Require Import Coq.Arith.Arith.

Section l10.

Fixpoint pow (m n : nat) {struct n} : nat :=
  match n with
  | O => 1
  | S n' => m * (pow m n')
  end. 

Eval compute in (pow 2 3).
Eval compute in (pow 3 2).

Fixpoint powpow (m n:nat){struct n} : nat :=
  match n with
  | O => m
  | S n' => pow (powpow m n') m
  end.

Eval compute in (powpow 2 2).
Eval compute in (powpow 2 3).

Fixpoint rep (m:nat)(f : nat -> nat)(n : nat) {struct n} : nat :=
  match n with
  | O => m
  | S n => f (rep m f n)
  end.

Definition plus' (m n : nat) : nat
                            := rep n S m.

Eval compute in (plus' 2 3).

Definition times'(m n: nat) : nat
                            := rep 0 (plus' n) m.

Eval compute in (times' 2 3).

Definition pow'(m n: nat) : nat 
                          := rep 1 (times' m) n.

Eval compute in (pow' 2 3).

Definition powpow'(m n: nat) : nat 
                             := rep n (pow' n) m.

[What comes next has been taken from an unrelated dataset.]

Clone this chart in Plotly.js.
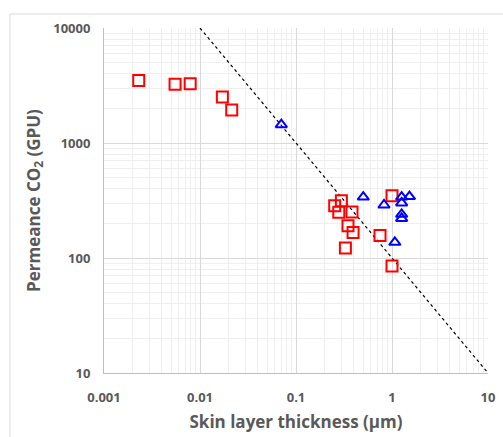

Eval compute in (powpow' 2 2).

Fixpoint ack (m n : nat) {struct m} : nat :=
  match m with
  | O => S n
  | S m' => rep 1 (ack m') (S n)
  end.

(* ack(0,n) = n + 1 *)
Eval compute in (ack 0 4).
(* ack(1,n) = n + 2 *)
Eval compute in (ack 1 4).
(* ack(2,n) = 2 * n + 3 *)
Eval compute in (ack 2 4).
(* ack(3,n) = 2^(n+3) - 3 *)
Eval compute in (ack 3 4).

Definition fomega(n : nat) : nat 
  := ack n n.

Eval compute in (fomega 0).
Eval compute in (fomega 1).
Eval compute in (fomega 2).
Eval compute in (fomega 3).
(* Eval compute in (fomega 4). *)

End l10.